= Request =
Provide an exact copy of the data, excluding the images.

= Available data =
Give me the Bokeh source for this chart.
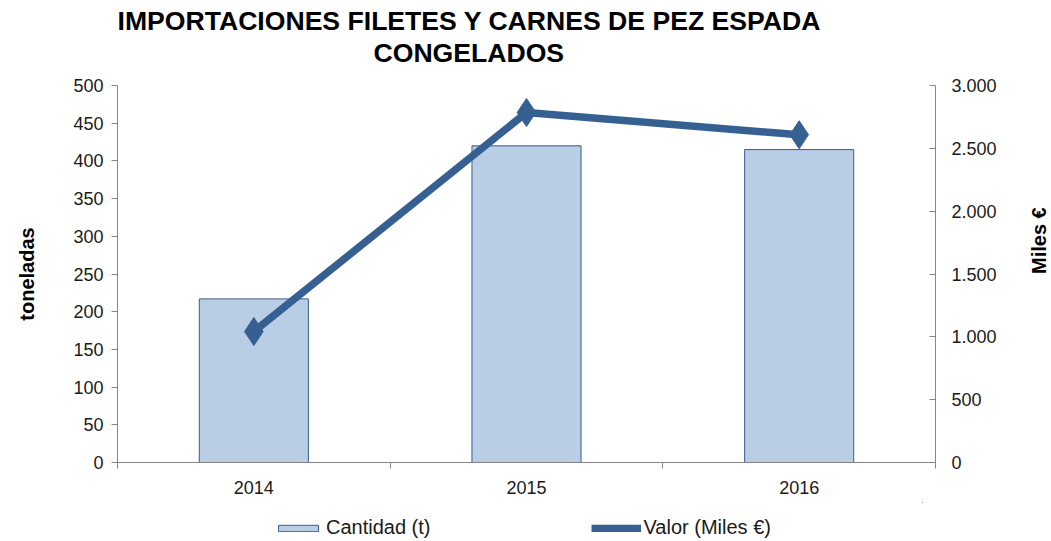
import math
from bokeh.plotting import figure
from bokeh.layouts import column
from bokeh.models import (Range1d, LinearAxis, FixedTicker, Legend, LegendItem, Title, ColumnDataSource)
from bokeh.embed import file_html
from bokeh.resources import INLINE

years = ["2014", "2015", "2016"]
cantidad = [217, 420, 415]
valor = [1042, 2785, 2608]

left_ticks = list(range(0, 501, 50))
right_ticks = list(range(0, 3001, 500))

def fmt_es(v):
    return f"{v:,}".replace(",", ".")

xpos = [i + 0.5 for i in range(len(years))]
src = ColumnDataSource(dict(x=xpos, cantidad=cantidad, valor=valor))

FONT = "Liberation Sans"
AXC = "#868686"
TXT = "#1a1a1a"
BAR_FILL = "#B9CDE5"
BAR_LINE = "#385D8A"
LINE_C = "#376092"

p = figure(frame_width=818, frame_height=377, output_backend="svg", toolbar_location=None,
           x_range=Range1d(0, len(years)), y_range=Range1d(0, 500),
           min_border_left=117, min_border_right=115, min_border_top=85, min_border_bottom=40)
p.extra_y_ranges = {"valor": Range1d(0, 3000)}
p.xgrid.visible = False
p.ygrid.visible = False
p.outline_line_color = None
p.background_fill_color = "white"
p.border_fill_color = "white"

bars = p.vbar(x="x", top="cantidad", width=0.4, source=src,
              fill_color=BAR_FILL, line_color=BAR_LINE, line_width=1)
ln = p.line(x="x", y="valor", source=src, y_range_name="valor",
            line_color=LINE_C, line_width=7.5)
mk = p.scatter(x="x", y="valor", source=src, y_range_name="valor", marker="diamond",
               size=28, fill_color=LINE_C, line_color=LINE_C)

# x axis
xa = p.xaxis[0]
xa.ticker = FixedTicker(ticks=xpos, minor_ticks=list(range(len(years) + 1)))
xa.major_label_overrides = {x: y for x, y in zip(xpos, years)}
xa.major_tick_line_color = None
xa.minor_tick_line_color = AXC
xa.minor_tick_out = 6
xa.minor_tick_in = 0
xa.axis_line_color = AXC
xa.major_label_text_font = FONT
xa.major_label_text_font_size = "18px"
xa.major_label_text_color = TXT
xa.major_label_standoff = 12

# left axis
ya = p.yaxis[0]
ya.ticker = FixedTicker(ticks=left_ticks)
ya.minor_tick_line_color = None
ya.major_tick_out = 6
ya.major_tick_in = 0
ya.major_tick_line_color = AXC
ya.axis_line_color = AXC
ya.major_label_text_font = FONT
ya.major_label_text_font_size = "18px"
ya.major_label_text_color = TXT
ya.major_label_standoff = 8
ya.axis_label = "toneladas"
ya.axis_label_text_font = FONT
ya.axis_label_text_font_style = "bold"
ya.axis_label_text_font_size = "20px"
ya.axis_label_text_color = "black"
ya.axis_label_standoff = 32

# right axis
ra = LinearAxis(y_range_name="valor", ticker=FixedTicker(ticks=right_ticks))
ra.major_label_overrides = {t: fmt_es(t) for t in right_ticks}
ra.minor_tick_line_color = None
ra.major_tick_out = 0
ra.major_tick_in = 6
ra.major_tick_line_color = AXC
ra.axis_line_color = AXC
ra.major_label_text_font = FONT
ra.major_label_text_font_size = "18px"
ra.major_label_text_color = TXT
ra.major_label_standoff = 16
ra.axis_label = "Miles €"
ra.axis_label_text_font = FONT
ra.axis_label_text_font_style = "bold"
ra.axis_label_text_font_size = "20px"
ra.axis_label_text_color = "black"
ra.axis_label_standoff = 39
ra.axis_label_orientation = math.pi / 2
p.add_layout(ra, "right")

# titles
t2 = Title(text="CONGELADOS", align="left", offset=256, text_font=FONT,
           text_font_size="26.6px", text_font_style="bold", text_color="black", standoff=35)
t1 = Title(text="IMPORTACIONES FILETES Y CARNES DE PEZ ESPADA", align="left", offset=0,
           text_font=FONT, text_font_size="26.6px", text_font_style="bold", text_color="black",
           standoff=-34)
p.title = None
p.add_layout(t2, "above")
p.add_layout(t1, "above")

# legend strip below the chart (its own renderers use the same data, kept outside its view)
lf = figure(width=1050, height=39, output_backend="svg", toolbar_location=None,
            x_range=Range1d(-20, -19), y_range=Range1d(-20, -19),
            x_axis_type=None, y_axis_type=None, min_border=0)
lf.outline_line_color = None
lf.background_fill_color = "white"
lf.border_fill_color = "white"
lbar = lf.vbar(x="x", top="cantidad", width=0.4, source=src,
               fill_color=BAR_FILL, line_color=BAR_LINE, line_width=1)
lln = lf.line(x="x", y="valor", source=src, line_color=LINE_C, line_width=7.5)
lmk = lf.scatter(x="x", y="valor", source=src, marker="diamond", size=12,
                 fill_color=LINE_C, line_color=LINE_C)

legend = Legend(items=[LegendItem(label="Cantidad (t)", renderers=[lbar]),
                       LegendItem(label="Valor (Miles €)", renderers=[lln, lmk])],
                orientation="horizontal", location=(156, 2), spacing=160,
                label_text_font=FONT, label_text_font_size="20px", label_text_color=TXT,
                glyph_width=50, glyph_height=8, label_standoff=3,
                border_line_color=None, background_fill_alpha=0, margin=0, padding=1)
lf.add_layout(legend, "center")

layout = column(p, lf, spacing=0)
open("out.html", "w").write(file_html(layout, INLINE))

= Output of the task =
Give me the Bokeh source for this chart.
import math
from bokeh.plotting import figure
from bokeh.layouts import column
from bokeh.models import (Range1d, LinearAxis, FixedTicker, Legend, LegendItem, Title, ColumnDataSource)
from bokeh.embed import file_html
from bokeh.resources import INLINE

years = ["2014", "2015", "2016"]
cantidad = [217, 420, 415]
valor = [1042, 2785, 2608]

left_ticks = list(range(0, 501, 50))
right_ticks = list(range(0, 3001, 500))

def fmt_es(v):
    return f"{v:,}".replace(",", ".")

xpos = [i + 0.5 for i in range(len(years))]
src = ColumnDataSource(dict(x=xpos, cantidad=cantidad, valor=valor))

FONT = "Liberation Sans"
AXC = "#868686"
TXT = "#1a1a1a"
BAR_FILL = "#B9CDE5"
BAR_LINE = "#385D8A"
LINE_C = "#376092"

p = figure(frame_width=818, frame_height=377, output_backend="svg", toolbar_location=None,
           x_range=Range1d(0, len(years)), y_range=Range1d(0, 500),
           min_border_left=117, min_border_right=115, min_border_top=85, min_border_bottom=40)
p.extra_y_ranges = {"valor": Range1d(0, 3000)}
p.xgrid.visible = False
p.ygrid.visible = False
p.outline_line_color = None
p.background_fill_color = "white"
p.border_fill_color = "white"

bars = p.vbar(x="x", top="cantidad", width=0.4, source=src,
              fill_color=BAR_FILL, line_color=BAR_LINE, line_width=1)
ln = p.line(x="x", y="valor", source=src, y_range_name="valor",
            line_color=LINE_C, line_width=7.5)
mk = p.scatter(x="x", y="valor", source=src, y_range_name="valor", marker="diamond",
               size=28, fill_color=LINE_C, line_color=LINE_C)

# x axis
xa = p.xaxis[0]
xa.ticker = FixedTicker(ticks=xpos, minor_ticks=list(range(len(years) + 1)))
xa.major_label_overrides = {x: y for x, y in zip(xpos, years)}
xa.major_tick_line_color = None
xa.minor_tick_line_color = AXC
xa.minor_tick_out = 6
xa.minor_tick_in = 0
xa.axis_line_color = AXC
xa.major_label_text_font = FONT
xa.major_label_text_font_size = "18px"
xa.major_label_text_color = TXT
xa.major_label_standoff = 12

# left axis
ya = p.yaxis[0]
ya.ticker = FixedTicker(ticks=left_ticks)
ya.minor_tick_line_color = None
ya.major_tick_out = 6
ya.major_tick_in = 0
ya.major_tick_line_color = AXC
ya.axis_line_color = AXC
ya.major_label_text_font = FONT
ya.major_label_text_font_size = "18px"
ya.major_label_text_color = TXT
ya.major_label_standoff = 8
ya.axis_label = "toneladas"
ya.axis_label_text_font = FONT
ya.axis_label_text_font_style = "bold"
ya.axis_label_text_font_size = "20px"
ya.axis_label_text_color = "black"
ya.axis_label_standoff = 32

# right axis
ra = LinearAxis(y_range_name="valor", ticker=FixedTicker(ticks=right_ticks))
ra.major_label_overrides = {t: fmt_es(t) for t in right_ticks}
ra.minor_tick_line_color = None
ra.major_tick_out = 0
ra.major_tick_in = 6
ra.major_tick_line_color = AXC
ra.axis_line_color = AXC
ra.major_label_text_font = FONT
ra.major_label_text_font_size = "18px"
ra.major_label_text_color = TXT
ra.major_label_standoff = 16
ra.axis_label = "Miles €"
ra.axis_label_text_font = FONT
ra.axis_label_text_font_style = "bold"
ra.axis_label_text_font_size = "20px"
ra.axis_label_text_color = "black"
ra.axis_label_standoff = 39
ra.axis_label_orientation = math.pi / 2
p.add_layout(ra, "right")

# titles
t2 = Title(text="CONGELADOS", align="left", offset=256, text_font=FONT,
           text_font_size="26.6px", text_font_style="bold", text_color="black", standoff=35)
t1 = Title(text="IMPORTACIONES FILETES Y CARNES DE PEZ ESPADA", align="left", offset=0,
           text_font=FONT, text_font_size="26.6px", text_font_style="bold", text_color="black",
           standoff=-34)
p.title = None
p.add_layout(t2, "above")
p.add_layout(t1, "above")

# legend strip below the chart (its own renderers use the same data, kept outside its view)
lf = figure(width=1050, height=39, output_backend="svg", toolbar_location=None,
            x_range=Range1d(-20, -19), y_range=Range1d(-20, -19),
            x_axis_type=None, y_axis_type=None, min_border=0)
lf.outline_line_color = None
lf.background_fill_color = "white"
lf.border_fill_color = "white"
lbar = lf.vbar(x="x", top="cantidad", width=0.4, source=src,
               fill_color=BAR_FILL, line_color=BAR_LINE, line_width=1)
lln = lf.line(x="x", y="valor", source=src, line_color=LINE_C, line_width=7.5)
lmk = lf.scatter(x="x", y="valor", source=src, marker="diamond", size=12,
                 fill_color=LINE_C, line_color=LINE_C)

legend = Legend(items=[LegendItem(label="Cantidad (t)", renderers=[lbar]),
                       LegendItem(label="Valor (Miles €)", renderers=[lln, lmk])],
                orientation="horizontal", location=(156, 2), spacing=160,
                label_text_font=FONT, label_text_font_size="20px", label_text_color=TXT,
                glyph_width=50, glyph_height=8, label_standoff=3,
                border_line_color=None, background_fill_alpha=0, margin=0, padding=1)
lf.add_layout(legend, "center")

layout = column(p, lf, spacing=0)
open("out.html", "w").write(file_html(layout, INLINE))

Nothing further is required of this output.